2013 - 14 coins, the Kudu show wear on the high points, with the low points of the device still showing mirror lustre. The fields all around the device (the kudu) show mirror lustre, but the open fields are mirrorless with heavy dings and hits . If it were proof R2, I'd say the frosting on the lower points of the device would still be visible, hence my guess would be it would take 4 to 5 years of circulation to strip the frosted device from a nickel proof.

2007-10 coins show the mirror lustre is all but gone, even around the device save for the slightest visability here and there. The whole coin is covered with hits and wear. I'd say at this point, 8 to 10 years, proof mirror fields would be worn away on nickel proofs.

1989 - 91 some coins are worn down to the copper base showing on the highest points, nose of the Kudu. This is sometimes visible on 94-5 R5 as well, hoof of the Wilderbeest.

So I'd say it would take between 5 years (frosting) to 8 to 10 years(mirror fields) of good circulation for a modern nickel R2 coin to be unidentifiable as a proof.
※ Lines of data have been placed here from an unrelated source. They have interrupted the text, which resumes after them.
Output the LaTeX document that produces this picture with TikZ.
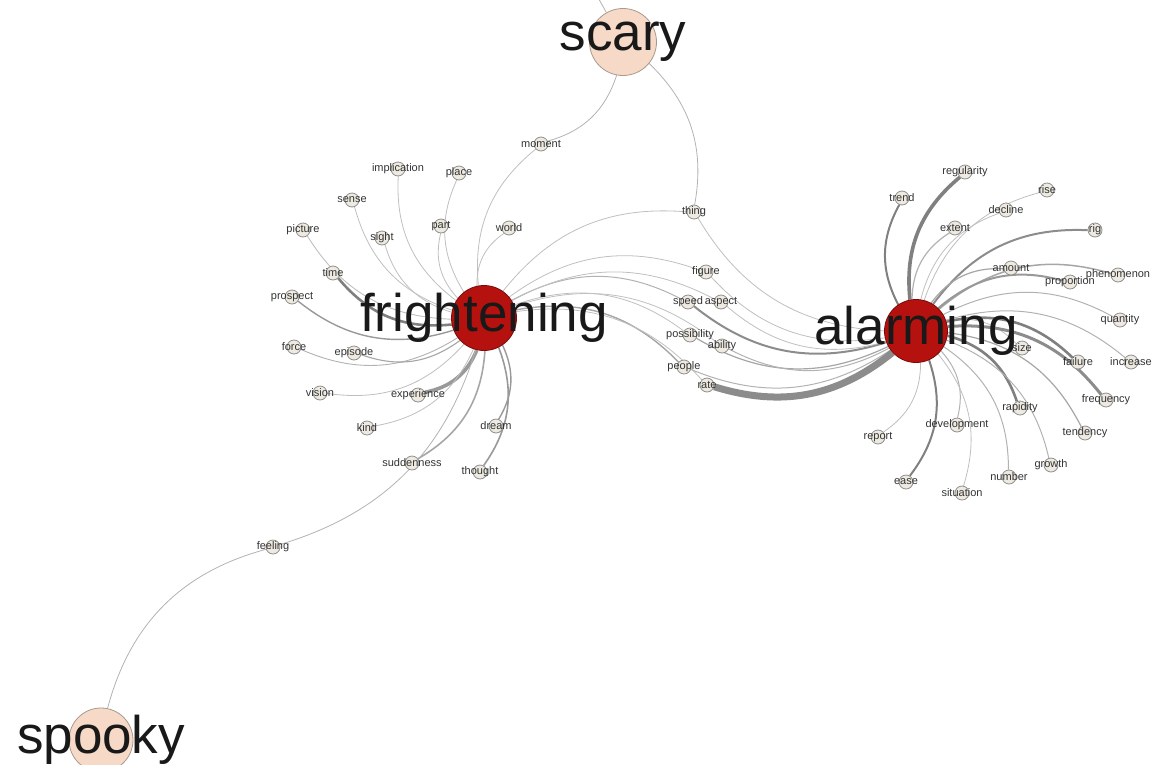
\documentclass[tikz,border=0pt]{standalone}
\usepackage{fontspec}
\setmainfont{Liberation Sans}
\usetikzlibrary{backgrounds}
\definecolor{hubred}{HTML}{B5120F}
\definecolor{hubedge}{HTML}{7A0A08}
\definecolor{peach}{HTML}{F6D9C6}
\definecolor{peachedge}{HTML}{A89A8E}
\definecolor{leaffill}{HTML}{EEEAE1}
\definecolor{leafedge}{HTML}{8E8E8E}
\tikzset{
  hub/.style={circle, fill=hubred, draw=hubedge, line width=0.8pt, minimum size=#1, inner sep=0pt},
  soft/.style={circle, fill=peach, draw=peachedge, line width=0.8pt, minimum size=#1, inner sep=0pt},
  big/.style={font=\fontsize{53}{60}\selectfont, text=black!90, inner sep=0pt},
  leaf/.style={circle, fill=leaffill, draw=leafedge, line width=0.8pt, minimum size=14pt, inner sep=0pt},
  lbl/.style={font=\fontsize{11}{13}\selectfont, text=black!80, inner sep=0pt},
  ed/.style={draw=black!#1, line width=0.8pt},
}
\begin{document}
\begin{tikzpicture}[x=1pt,y=-1pt]
\useasboundingbox (0,0) rectangle (1165,764);
% hubs
\node[hub=65pt, label={[big]center:frightening}] (fr) at (484,318) {};
\node[hub=63pt, label={[big]center:alarming}] (al) at (916,331) {};
\node[soft=67pt, label={[big]center:scary}] (scary) at (623,42) {};
\node[soft=64pt, label={[big]center:spooky}] (spooky) at (101,740) {};
\coordinate (scarytop) at (596,-6);
% leaves
\foreach \n/\x/\y in {
  implication/398/169, place/459/173, sense/352/200, picture/303/230,
  sight/382/238, part/441/226, world/509/228, moment/541/144,
  time/333/273, prospect/292/297, force/294/347, episode/354/353,
  vision/320/393, experience/418/395, kind/367/428, dream/496/426,
  suddenness/412/463, thought/480/472, feeling/273/547, thing/694/212,
  figure/706/272, speed/688/302, aspect/721/302, possibility/690/335,
  ability/722/346, people/684/367, rate/707/385,
  trend/902/198, regularity/965/172, rise/1047/190, decline/1006/210,
  extent/955/228, rig/1095/230, amount/1011/268, phenomenon/1118/275,
  proportion/1070/282, quantity/1120/320, size/1022/348, failure/1078/362,
  increase/1131/362, frequency/1106/400, rapidity/1020/408,
  tendency/1085/433, development/957/425, report/878/437, growth/1051/465,
  number/1009/477, situation/962/493, ease/906/482}
  \node[leaf, label={[lbl]center:\n}] (\n) at (\x,\y) {};
\begin{pgfonlayer}{background}
  % frightening edges
  \foreach \n/\w/\c in {
    implication/0.8/25, place/0.8/25, sense/0.8/25, picture/0.9/25,
    sight/0.8/25, part/0.8/25, world/0.8/25, moment/0.8/25,
    time/2.6/50, prospect/1.4/40, force/0.9/30, episode/1.1/35,
    vision/0.8/25, experience/3.6/40, kind/0.8/25, dream/1.4/40,
    suddenness/1.6/35, thought/1.6/40, feeling/0.8/30, thing/0.8/25,
    figure/0.8/25, speed/1.0/30, aspect/0.8/25, possibility/0.8/25,
    ability/0.8/25, people/1.4/35, rate/0.8/25}
    \draw[ed=\c, line width=\w pt] (fr) to[bend left=28] (\n);
  % alarming edges
  \foreach \n/\w/\c in {
    thing/0.8/25, figure/0.8/25, speed/2.0/45, aspect/0.8/25,
    possibility/1.2/35, ability/1.0/30, people/1.0/30, rate/7.0/45,
    trend/2.0/50, regularity/3.6/50, rise/0.8/25, decline/0.8/25,
    extent/1.2/30, rig/2.0/45, amount/1.2/35, phenomenon/1.5/35,
    proportion/2.0/40, quantity/1.0/30, size/0.8/25, failure/2.6/50,
    increase/1.0/30, frequency/3.0/45, rapidity/2.6/50, tendency/1.2/35,
    development/1.0/30, report/0.8/25, growth/1.0/30, number/1.0/30,
    situation/0.8/25, ease/2.0/50}
    \draw[ed=\c, line width=\w pt] (al) to[bend left=28] (\n);
  \draw[ed=30] (scary) to[bend left=28] (moment);
  \draw[ed=30] (scary) to[bend left=28] (thing);
  \draw[ed=30] (scary) -- (scarytop);
  \draw[ed=30] (spooky) to[bend left=30] (feeling);
\end{pgfonlayer}
\end{tikzpicture}
\end{document}
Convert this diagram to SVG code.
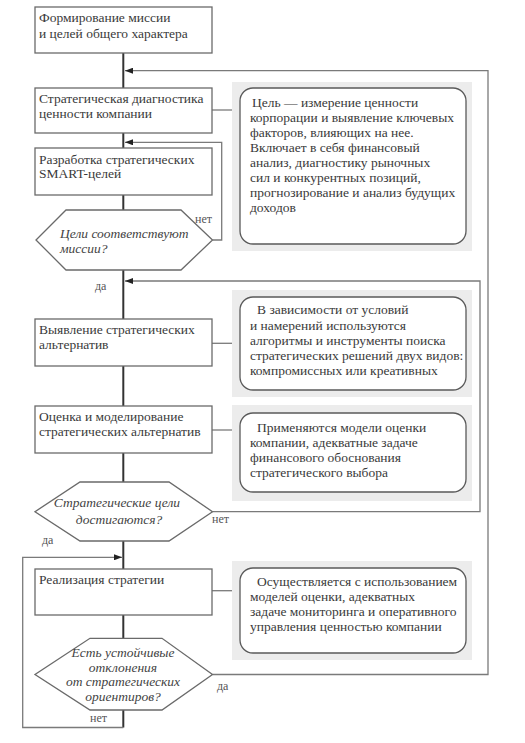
<svg xmlns="http://www.w3.org/2000/svg" width="525" height="743" viewBox="0 0 525 743">
<defs>
<style>
.box{fill:#fff;stroke:#6a6a6a;stroke-width:1.3}
.hex{fill:#fff;stroke:#6a6a6a;stroke-width:1.3}
.panel{fill:#ececec;stroke:none}
.rbox{fill:#fff;stroke:#5a5a5a;stroke-width:1.3}
.main{stroke:#333;stroke-width:2;fill:none}
.loop{stroke:#7a7a7a;stroke-width:1.3;fill:none}
.t{font-family:"Liberation Serif","Times New Roman",serif;font-size:13.5px;fill:#3a3a3a}
.ti{font-family:"Liberation Serif","Times New Roman",serif;font-size:13.5px;font-style:italic;fill:#444}
.lbl{font-family:"Liberation Serif","Times New Roman",serif;font-size:12px;fill:#555}
</style>
<marker id="ah" viewBox="0 0 8 6" refX="8" refY="3" markerWidth="8" markerHeight="6" markerUnits="userSpaceOnUse" orient="auto">
<path d="M0,0 L8,3 L0,6 Z" fill="#222"/>
</marker>
</defs>
<rect width="525" height="743" fill="#fff"/>

<g id="connectors">
<line class="main" x1="123.3" y1="53" x2="123.3" y2="88"/>
<line class="main" x1="123.3" y1="133" x2="123.3" y2="148"/>
<line class="main" x1="123.3" y1="195" x2="123.3" y2="210"/>
<line class="main" x1="123.3" y1="270" x2="123.3" y2="319"/>
<line class="main" x1="123.3" y1="366" x2="123.3" y2="406"/>
<line class="main" x1="123.3" y1="453" x2="123.3" y2="482"/>
<line class="main" x1="123.3" y1="541" x2="123.3" y2="569"/>
<line class="main" x1="123.3" y1="615" x2="123.3" y2="638"/>
<line class="main" x1="123.3" y1="710" x2="123.3" y2="727.5"/>
<polyline class="loop" points="212.5,674.5 488,674.5 488,70.7 125,70.7" marker-end="url(#ah)"/>
<polyline class="loop" points="212.5,240 221.7,240 221.7,142.3 125,142.3" marker-end="url(#ah)"/>
<polyline class="loop" points="212.5,511.7 480,511.7 480,281 125,281" marker-end="url(#ah)"/>
<polyline class="loop" points="123.3,727.5 22.7,727.5 22.7,557.3 122,557.3" marker-end="url(#ah)"/>
<line class="loop" x1="212" y1="110" x2="232" y2="110"/>
<line class="loop" x1="212" y1="343.3" x2="232" y2="343.3"/>
<line class="loop" x1="212" y1="430" x2="232" y2="430"/>
<line class="loop" x1="212" y1="590.7" x2="232" y2="590.7"/>
<text class="lbl" x="195" y="223">нет</text>
<text class="lbl" x="95" y="290">да</text>
<text class="lbl" x="212" y="523">нет</text>
<text class="lbl" x="42" y="544">да</text>
<text class="lbl" x="217" y="690">да</text>
<text class="lbl" x="90" y="722">нет</text>
</g>

<g id="n1">
<rect class="box" x="35" y="7" width="177" height="46"/>
<text class="t" x="39" y="22">Формирование миссии</text>
<text class="t" x="39" y="37.5">и целей общего характера</text>
</g>

<g id="n2">
<rect class="box" x="35" y="88" width="177" height="45"/>
<text class="t" x="39" y="103">Стратегическая диагностика</text>
<text class="t" x="39" y="117.5">ценности компании</text>
</g>

<g id="p1">
<rect class="panel" x="232" y="82" width="240" height="169"/>
<rect class="rbox" x="240" y="88" width="226" height="156" rx="13"/>
<text class="t" x="252" y="107">Цель — измерение ценности</text>
<text class="t" x="250" y="122">корпорации и выявление ключевых</text>
<text class="t" x="250" y="137">факторов, влияющих на нее.</text>
<text class="t" x="250" y="152">Включает в себя финансовый</text>
<text class="t" x="250" y="167">анализ, диагностику рыночных</text>
<text class="t" x="250" y="182">сил и конкурентных позиций,</text>
<text class="t" x="250" y="197">прогнозирование и анализ будущих</text>
<text class="t" x="250" y="212">доходов</text>
</g>

<g id="n3">
<rect class="box" x="35" y="148" width="177" height="47"/>
<text class="t" x="39" y="163.5">Разработка стратегических</text>
<text class="t" x="39" y="178">SMART-целей</text>
</g>

<g id="d1">
<polygon class="hex" points="66,210 181,210 212.5,240 181,270 66,270 36,240"/>
<text class="ti" x="60" y="237.5">Цели соответствуют</text>
<text class="ti" x="60" y="252.5">миссии?</text>
</g>

<g id="n4">
<rect class="box" x="35" y="319" width="177" height="47"/>
<text class="t" x="39" y="334">Выявление стратегических</text>
<text class="t" x="39" y="349">альтернатив</text>
</g>

<g id="p2">
<rect class="panel" x="232" y="290" width="240" height="107"/>
<rect class="rbox" x="240" y="297" width="226" height="93" rx="13"/>
<text class="t" x="257" y="314">В зависимости от условий</text>
<text class="t" x="250" y="330">и намерений используются</text>
<text class="t" x="250" y="345">алгоритмы и инструменты поиска</text>
<text class="t" x="250" y="360">стратегических решений двух видов:</text>
<text class="t" x="250" y="375">компромиссных или креативных</text>
</g>

<g id="n5">
<rect class="box" x="35" y="406" width="177" height="47"/>
<text class="t" x="39" y="421">Оценка и моделирование</text>
<text class="t" x="39" y="436">стратегических альтернатив</text>
</g>

<g id="p3">
<rect class="panel" x="232" y="405" width="240" height="96"/>
<rect class="rbox" x="240" y="413" width="226" height="79" rx="13"/>
<text class="t" x="257" y="432">Применяются модели оценки</text>
<text class="t" x="250" y="447">компании, адекватные задаче</text>
<text class="t" x="250" y="462">финансового обоснования</text>
<text class="t" x="250" y="477">стратегического выбора</text>
</g>

<g id="d2">
<polygon class="hex" points="80,482 169,482 212.5,511.7 169,541 80,541 35,511.7"/>
<text class="ti" x="117" y="507" text-anchor="middle">Стратегические цели</text>
<text class="ti" x="119" y="523.5" text-anchor="middle">достигаются?</text>
</g>

<g id="n6">
<rect class="box" x="35" y="569" width="177" height="46"/>
<text class="t" x="39" y="584">Реализация стратегии</text>
</g>

<g id="p4">
<rect class="panel" x="232" y="561" width="240" height="99"/>
<rect class="rbox" x="240" y="568" width="226" height="85" rx="13"/>
<text class="t" x="257" y="586">Осуществляется с использованием</text>
<text class="t" x="250" y="601">моделей оценки, адекватных</text>
<text class="t" x="250" y="616">задаче мониторинга и оперативного</text>
<text class="t" x="250" y="631">управления ценностью компании</text>
</g>

<g id="d3">
<polygon class="hex" points="90,638.3 162,638.3 212.5,674.5 162,710 90,710 35,674.5"/>
<text class="ti" x="123" y="657" text-anchor="middle">Есть устойчивые</text>
<text class="ti" x="123" y="671.5" text-anchor="middle">отклонения</text>
<text class="ti" x="123" y="686" text-anchor="middle">от стратегических</text>
<text class="ti" x="123" y="700.5" text-anchor="middle">ориентиров?</text>
</g>
</svg>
What the timeframe for silver would be, I wouldn't be able to accurately say but I'm sure it would be less than that of nickel and different variables such as weight and size would affect wear differently.

I tried to take photos of each stage of wear, but my camera on my phone is poor and the lighting bad. They don't do what I'm trying to discribe justice. Perhaps I'll give the pics another go over the weekend in natural light.